[Work to do] Reproduce, character for character, the lines below from the first through the one with "plt.rcParams['font.family'] = ['Liberation". Leave pictures out.

[Data lines]
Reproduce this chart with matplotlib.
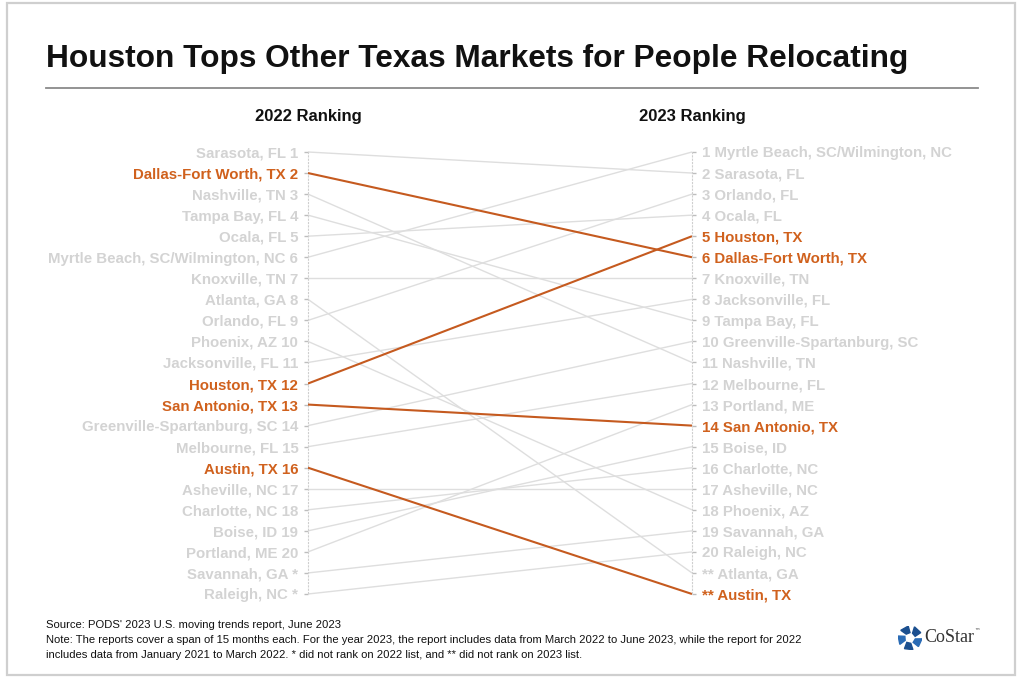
import matplotlib
matplotlib.use("Agg")
import matplotlib.pyplot as plt
from matplotlib.patches import Rectangle, Polygon
import numpy as np

plt.rcParams['font.family'] = ['Liberation Sans', 'DejaVu Sans']

# ---- data ----
cities = ["Sarasota, FL", "Dallas-Fort Worth, TX", "Nashville, TN", "Tampa Bay, FL",
          "Ocala, FL", "Myrtle Beach, SC/Wilmington, NC", "Knoxville, TN", "Atlanta, GA",
          "Orlando, FL", "Phoenix, AZ", "Jacksonville, FL", "Houston, TX",
          "San Antonio, TX", "Greenville-Spartanburg, SC", "Melbourne, FL", "Austin, TX",
          "Asheville, NC", "Charlotte, NC", "Boise, ID", "Portland, ME",
          "Savannah, GA", "Raleigh, NC"]
pos_2022 = [1, 2, 3, 4, 5, 6, 7, 8, 9, 10, 11, 12, 13, 14, 15, 16, 17, 18, 19, 20, 21, 22]
rank_2022 = ["1", "2", "3", "4", "5", "6", "7", "8", "9", "10", "11", "12", "13", "14",
             "15", "16", "17", "18", "19", "20", "*", "*"]
pos_2023 = [2, 6, 11, 9, 4, 1, 7, 21, 3, 18, 8, 5, 14, 10, 12, 22, 17, 16, 15, 13, 19, 20]
rank_2023 = ["2", "6", "11", "9", "4", "1", "7", "**", "3", "18", "8", "5", "14", "10",
             "12", "**", "17", "16", "15", "13", "19", "20"]
texas = ["Dallas-Fort Worth, TX", "Houston, TX", "San Antonio, TX", "Austin, TX"]

title = "Houston Tops Other Texas Markets for People Relocating"
source = "Source: PODS' 2023 U.S. moving trends report, June 2023"
note1 = ("Note: The reports cover a span of 15 months each. For the year 2023, the report includes "
         "data from March 2022 to June 2023, while the report for 2022")
note2 = ("includes data from January 2021 to March 2022. * did not rank on 2022 list, "
         "and ** did not rank on 2023 list.")

GREY_TXT = "#d3d3d3"
GREY_LN = "#dedede"
ORANGE_TXT = "#d0611d"
ORANGE_LN = "#c55a1f"

W, H = 1024, 678
fig = plt.figure(figsize=(W / 100, H / 100), dpi=100)

# frame
fig.patches.append(Rectangle((7 / W, 3 / H), (1015 - 7) / W, (675 - 3) / H,
                             transform=fig.transFigure, fill=False,
                             edgecolor="#cfcfcf", linewidth=1.6))

fig.text(46 / W, 1 - 59 / H, title, fontsize=22.8, fontweight="bold",
         ha="left", va="center", color="#111111")
fig.add_artist(plt.Line2D([46 / W, 978 / W], [1 - 88 / H, 1 - 88 / H],
                          transform=fig.transFigure, color="#8a8a8a", linewidth=1.3))

# main axes
xl, xr = 308, 692
y_top, y_bot = 152, 594
unit = (y_bot - y_top) / 21
ax_bottom = 1 - (y_bot + unit / 2) / H
ax_height = (22 * unit) / H
ax = fig.add_axes([xl / W, ax_bottom, (xr - xl) / W, ax_height])
ax.set_xlim(0, 1)
ax.set_ylim(22.5, 0.5)
ax.patch.set_visible(False)

order = sorted(range(len(cities)), key=lambda i: cities[i] in texas)
for i in order:
    hl = cities[i] in texas
    ax.plot([0, 1], [pos_2022[i], pos_2023[i]],
            color=ORANGE_LN if hl else GREY_LN,
            linewidth=1.5 if hl else 1.0, zorder=3 if hl else 2,
            solid_capstyle="butt")

for s in ["top", "bottom", "right"]:
    ax.spines[s].set_visible(False)
ax.spines["left"].set_linestyle((0, (1, 2)))
ax.spines["left"].set_color("#cfcfcf")
ax.spines["left"].set_bounds(1, 22)
ax.set_xticks([])

left_labels = [f"{c} {r}" for c, r in zip(cities, rank_2022)]
ax.set_yticks(pos_2022, labels=left_labels)
ax.tick_params(axis="y", length=3, width=1, color="#bdbdbd", pad=4, labelsize=10.8)
for lab, c in zip(ax.get_yticklabels(), cities):
    lab.set_fontweight("bold")
    lab.set_color(ORANGE_TXT if c in texas else GREY_TXT)

ax2 = ax.twinx()
ax2.set_ylim(22.5, 0.5)
for s in ["top", "bottom", "left"]:
    ax2.spines[s].set_visible(False)
ax2.spines["right"].set_linestyle((0, (1, 2)))
ax2.spines["right"].set_color("#cfcfcf")
ax2.spines["right"].set_bounds(1, 22)
right_labels = [f"{r} {c}" for c, r in zip(cities, rank_2023)]
ax2.set_yticks(pos_2023, labels=right_labels)
ax2.tick_params(axis="y", length=3, width=1, color="#bdbdbd", pad=4, labelsize=10.8)
for lab, c in zip(ax2.get_yticklabels(), cities):
    lab.set_fontweight("bold")
    lab.set_color(ORANGE_TXT if c in texas else GREY_TXT)

fig.text(xl / W, 1 - 116 / H, "2022 Ranking", fontsize=12, fontweight="bold",
         ha="center", va="center", color="#111111")
fig.text(xr / W, 1 - 116 / H, "2023 Ranking", fontsize=12, fontweight="bold",
         ha="center", va="center", color="#111111")

# footnotes
fig.text(46 / W, 1 - 625 / H, source, fontsize=8.1, ha="left", va="center", color="#111111")
fig.text(46 / W, 1 - 640 / H, note1, fontsize=8.1, ha="left", va="center", color="#111111")
fig.text(46 / W, 1 - 655 / H, note2, fontsize=8.1, ha="left", va="center", color="#111111")

# CoStar logo (approximation)
cx, cy = 910, 638
lax = fig.add_axes([(cx - 12) / W, 1 - (cy + 12) / H, 24 / W, 24 / H])
lax.set_xlim(-1, 1)
lax.set_ylim(-1, 1)
lax.axis("off")
for k in range(5):
    a0 = np.deg2rad(90 + k * 72)
    a1 = a0 + np.deg2rad(50)
    r0, r1 = 0.45, 1.0
    pts = [(r0 * np.cos(a0), r0 * np.sin(a0)), (r1 * np.cos(a0 + 0.15), r1 * np.sin(a0 + 0.15)),
           (r1 * np.cos(a1), r1 * np.sin(a1)), (r0 * np.cos(a1 - 0.1), r0 * np.sin(a1 - 0.1))]
    lax.add_patch(Polygon(pts, closed=True, color="#1b4f8f" if k % 2 == 0 else "#2a6bb5"))
fig.text(924 / W, 1 - 638 / H, "CoStar", fontsize=13, family="Liberation Serif",
         ha="left", va="center", color="#333333")
fig.text(974 / W, 1 - 632 / H, "™", fontsize=4, family="DejaVu Sans",
         ha="left", va="center", color="#333333")

fig.savefig("out.png", dpi=100)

[Full output]
Reproduce this chart with matplotlib.
import matplotlib
matplotlib.use("Agg")
import matplotlib.pyplot as plt
from matplotlib.patches import Rectangle, Polygon
import numpy as np

plt.rcParams['font.family'] = ['Liberation Sans', 'DejaVu Sans']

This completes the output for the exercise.